After earning a B.A. from The College of Wooster in 1967,
I moved to Manhattan, where I became a social worker, tending a caseload
of Cuban Refugees. In 1968-69 I served in the Peace Corps in Paraguay,
living with the campesinos on the jungle frontier near Brazil.
When I returned to New York, I worked at numerous jobs:
English teacher to Hispanic immigrants, bartender, typist, mover, drywall
man, painter. All the while I was working on a novel, writing poems and
stories. In 1971 I had saved enough to live cheaply abroad for a year.
I caught a freighter out of Brooklyn and landed in Casablanca ten days
later.
Bumming around Morocco for a month was more than enough
to convince me to move on; the whole country seemed stoned on kif or hashish.
I found a place to stay with an old friend in Amatrice, Italy, in the
Apennines, above Rome. There, I continued writing stories and poems.
In 1972 I entered CCNY's writing program, earning an
M.A. in 1975. Successive year-long workshops, first with Anthony Burgess,
then with Kurt Vonnegut, were the highlights of those years. Simultaneously,
I had begun working part-time at McSorley's to support myself.
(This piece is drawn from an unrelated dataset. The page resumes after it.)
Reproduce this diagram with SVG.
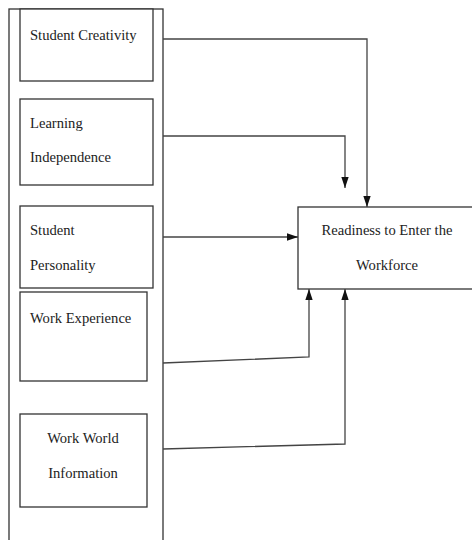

Living
above the old bar provided a unique opportunity to literally imbue myself
with its life, past and present. This is reflected in the way THE McSORLEY
POEMS is constructed: the artifacts, the characters, the family ghosts.
They all speak, if you listen. And in the writing, this poet became a
conduit for the voices that cry, shout, and whisper, some angry, some
sad, others happy, all mingling and competing to be heard in McSorley’s.